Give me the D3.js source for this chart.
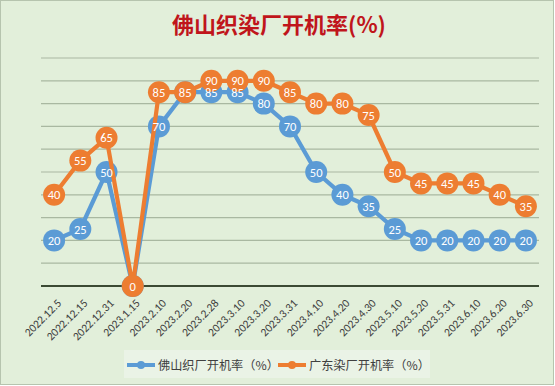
<!DOCTYPE html>
<html>
<head>
<meta charset="utf-8">
<script src="https://cdn.jsdelivr.net/npm/d3@7"></script>
<style>
  body { margin: 0; background: #fff; }
  svg { display: block; font-family: "Noto Sans CJK SC", "Microsoft YaHei", sans-serif; }
</style>
</head>
<body>
<svg width="555" height="386"></svg>
<script>
// dates on the x axis
var dates = ["2022.12.5", "2022.12.15", "2022.12.31", "2023.1.15", "2023.2.10", "2023.2.20",
             "2023.2.28", "2023.3.10", "2023.3.20", "2023.3.31", "2023.4.10", "2023.4.20",
             "2023.4.30", "2023.5.10", "2023.5.20", "2023.5.31", "2023.6.10", "2023.6.20", "2023.6.30"];
var foshan    = [20, 25, 50, 0, 70, 85, 85, 85, 80, 70, 50, 40, 35, 25, 20, 20, 20, 20, 20];
var guangdong = [40, 55, 65, 0, 85, 85, 90, 90, 90, 85, 80, 80, 75, 50, 45, 45, 45, 40, 35];
var yTicks = [0, 10, 20, 30, 40, 50, 60, 70, 80, 90, 100];
var seriesNames = ["佛山织厂开机率（%）", "广东染厂开机率（%）"];
var chartTitle = "佛山织染厂开机率(%)";

var svg = d3.select("svg"),
    W = 555, H = 386,
    margin = {top: 58, right: 16, bottom: 100, left: 41};

var blue = "#5b9bd5", orange = "#ed7d31";
var numFont = "Calibri, Carlito, 'Liberation Sans', sans-serif";

// background + border
svg.append("rect")
  .attr("x", 0.5).attr("y", 0.5)
  .attr("width", W - 2).attr("height", H - 2)
  .attr("fill", "#e2efda")
  .attr("stroke", "#b6c4ae");

var x = d3.scaleBand()
  .domain(dates)
  .range([margin.left, W - margin.right]);

var y = d3.scaleLinear()
  .domain([0, 100])
  .range([H - margin.bottom, margin.top]);

var cx = function (d, i) { return x(dates[i]) + x.bandwidth() / 2; };

// gridlines
svg.append("g")
  .selectAll("line")
  .data(yTicks.slice(1))
  .enter().append("line")
    .attr("x1", margin.left)
    .attr("x2", W - margin.right)
    .attr("y1", function (d) { return y(d); })
    .attr("y2", function (d) { return y(d); })
    .attr("stroke", "#a9b8a1")
    .attr("stroke-width", 1.2);

// baseline
svg.append("line")
  .attr("x1", margin.left).attr("x2", W - margin.right)
  .attr("y1", y(0)).attr("y2", y(0))
  .attr("stroke", "#3b4a33")
  .attr("stroke-width", 2.2);

// x axis labels
var xAxis = svg.append("g")
  .attr("transform", "translate(0," + y(0) + ")")
  .call(d3.axisBottom(x).tickSize(0).tickPadding(0));
xAxis.select(".domain").remove();
xAxis.selectAll("text")
  .attr("font-size", "11.5px")
  .attr("font-family", numFont)
  .attr("fill", "#404040")
  .attr("text-anchor", "end")
  .attr("dy", "0")
  .attr("transform", "translate(8,18) rotate(-45)");

var line = d3.line()
  .x(cx)
  .y(function (d) { return y(d); });

var series = [{values: foshan, color: blue}, {values: guangdong, color: orange}];

// lines and markers per series
series.forEach(function (s) {
  var g = svg.append("g");
  g.append("path")
    .datum(s.values)
    .attr("d", line)
    .attr("fill", "none")
    .attr("stroke", s.color)
    .attr("stroke-width", 4.2)
    .attr("stroke-linejoin", "round");
  g.selectAll("circle")
    .data(s.values)
    .enter().append("circle")
      .attr("cx", cx)
      .attr("cy", function (d) { return y(d); })
      .attr("r", 11)
      .attr("fill", s.color);
});

// data labels on top; a blue label fully hidden under an orange marker is skipped
series.forEach(function (s, k) {
  svg.append("g").selectAll("text")
    .data(s.values)
    .enter().append("text")
      .attr("x", cx)
      .attr("y", function (d) { return y(d) + 4.5; })
      .attr("text-anchor", "middle")
      .attr("font-size", "12.5px")
      .attr("font-family", numFont)
      .attr("fill", "#fff")
      .attr("display", function (d, i) { return k === 0 && d === guangdong[i] ? "none" : null; })
      .text(function (d) { return d; });
});

// title
svg.append("text")
  .attr("x", 279)
  .attr("y", 33)
  .attr("text-anchor", "middle")
  .attr("font-size", "22px")
  .attr("font-weight", "bold")
  .attr("fill", "#c0151b")
  .text(chartTitle);

// legend
var legend = svg.append("g");
legend.append("rect")
  .attr("x", 124).attr("y", 350)
  .attr("width", 306).attr("height", 28)
  .attr("fill", "#eaf3e6");
var legendX = [127, 278], legendColors = [blue, orange];
seriesNames.forEach(function (name, i) {
  var lg = legend.append("g").attr("transform", "translate(" + legendX[i] + ",365)");
  lg.append("line")
    .attr("x1", 0).attr("x2", 28)
    .attr("stroke", legendColors[i]).attr("stroke-width", 4);
  lg.append("circle").attr("cx", 14).attr("r", 4).attr("fill", legendColors[i]);
  lg.append("text")
    .attr("x", 31).attr("y", 5)
    .attr("font-size", "12.2px")
    .attr("fill", "#404040")
    .text(name);
});
</script>
</body>
</html>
§ §
◆ Exercise description
Print the listing above in full, exactly as written. Omit any pictures.

◆ Exercise answer
Give me the D3.js source for this chart.
<!DOCTYPE html>
<html>
<head>
<meta charset="utf-8">
<script src="https://cdn.jsdelivr.net/npm/d3@7"></script>
<style>
  body { margin: 0; background: #fff; }
  svg { display: block; font-family: "Noto Sans CJK SC", "Microsoft YaHei", sans-serif; }
</style>
</head>
<body>
<svg width="555" height="386"></svg>
<script>
// dates on the x axis
var dates = ["2022.12.5", "2022.12.15", "2022.12.31", "2023.1.15", "2023.2.10", "2023.2.20",
             "2023.2.28", "2023.3.10", "2023.3.20", "2023.3.31", "2023.4.10", "2023.4.20",
             "2023.4.30", "2023.5.10", "2023.5.20", "2023.5.31", "2023.6.10", "2023.6.20", "2023.6.30"];
var foshan    = [20, 25, 50, 0, 70, 85, 85, 85, 80, 70, 50, 40, 35, 25, 20, 20, 20, 20, 20];
var guangdong = [40, 55, 65, 0, 85, 85, 90, 90, 90, 85, 80, 80, 75, 50, 45, 45, 45, 40, 35];
var yTicks = [0, 10, 20, 30, 40, 50, 60, 70, 80, 90, 100];
var seriesNames = ["佛山织厂开机率（%）", "广东染厂开机率（%）"];
var chartTitle = "佛山织染厂开机率(%)";

var svg = d3.select("svg"),
    W = 555, H = 386,
    margin = {top: 58, right: 16, bottom: 100, left: 41};

var blue = "#5b9bd5", orange = "#ed7d31";
var numFont = "Calibri, Carlito, 'Liberation Sans', sans-serif";

// background + border
svg.append("rect")
  .attr("x", 0.5).attr("y", 0.5)
  .attr("width", W - 2).attr("height", H - 2)
  .attr("fill", "#e2efda")
  .attr("stroke", "#b6c4ae");

var x = d3.scaleBand()
  .domain(dates)
  .range([margin.left, W - margin.right]);

var y = d3.scaleLinear()
  .domain([0, 100])
  .range([H - margin.bottom, margin.top]);

var cx = function (d, i) { return x(dates[i]) + x.bandwidth() / 2; };

// gridlines
svg.append("g")
  .selectAll("line")
  .data(yTicks.slice(1))
  .enter().append("line")
    .attr("x1", margin.left)
    .attr("x2", W - margin.right)
    .attr("y1", function (d) { return y(d); })
    .attr("y2", function (d) { return y(d); })
    .attr("stroke", "#a9b8a1")
    .attr("stroke-width", 1.2);

// baseline
svg.append("line")
  .attr("x1", margin.left).attr("x2", W - margin.right)
  .attr("y1", y(0)).attr("y2", y(0))
  .attr("stroke", "#3b4a33")
  .attr("stroke-width", 2.2);

// x axis labels
var xAxis = svg.append("g")
  .attr("transform", "translate(0," + y(0) + ")")
  .call(d3.axisBottom(x).tickSize(0).tickPadding(0));
xAxis.select(".domain").remove();
xAxis.selectAll("text")
  .attr("font-size", "11.5px")
  .attr("font-family", numFont)
  .attr("fill", "#404040")
  .attr("text-anchor", "end")
  .attr("dy", "0")
  .attr("transform", "translate(8,18) rotate(-45)");

var line = d3.line()
  .x(cx)
  .y(function (d) { return y(d); });

var series = [{values: foshan, color: blue}, {values: guangdong, color: orange}];

// lines and markers per series
series.forEach(function (s) {
  var g = svg.append("g");
  g.append("path")
    .datum(s.values)
    .attr("d", line)
    .attr("fill", "none")
    .attr("stroke", s.color)
    .attr("stroke-width", 4.2)
    .attr("stroke-linejoin", "round");
  g.selectAll("circle")
    .data(s.values)
    .enter().append("circle")
      .attr("cx", cx)
      .attr("cy", function (d) { return y(d); })
      .attr("r", 11)
      .attr("fill", s.color);
});

// data labels on top; a blue label fully hidden under an orange marker is skipped
series.forEach(function (s, k) {
  svg.append("g").selectAll("text")
    .data(s.values)
    .enter().append("text")
      .attr("x", cx)
      .attr("y", function (d) { return y(d) + 4.5; })
      .attr("text-anchor", "middle")
      .attr("font-size", "12.5px")
      .attr("font-family", numFont)
      .attr("fill", "#fff")
      .attr("display", function (d, i) { return k === 0 && d === guangdong[i] ? "none" : null; })
      .text(function (d) { return d; });
});

// title
svg.append("text")
  .attr("x", 279)
  .attr("y", 33)
  .attr("text-anchor", "middle")
  .attr("font-size", "22px")
  .attr("font-weight", "bold")
  .attr("fill", "#c0151b")
  .text(chartTitle);

// legend
var legend = svg.append("g");
legend.append("rect")
  .attr("x", 124).attr("y", 350)
  .attr("width", 306).attr("height", 28)
  .attr("fill", "#eaf3e6");
var legendX = [127, 278], legendColors = [blue, orange];
seriesNames.forEach(function (name, i) {
  var lg = legend.append("g").attr("transform", "translate(" + legendX[i] + ",365)");
  lg.append("line")
    .attr("x1", 0).attr("x2", 28)
    .attr("stroke", legendColors[i]).attr("stroke-width", 4);
  lg.append("circle").attr("cx", 14).attr("r", 4).attr("fill", legendColors[i]);
  lg.append("text")
    .attr("x", 31).attr("y", 5)
    .attr("font-size", "12.2px")
    .attr("fill", "#404040")
    .text(name);
});
</script>
</body>
</html>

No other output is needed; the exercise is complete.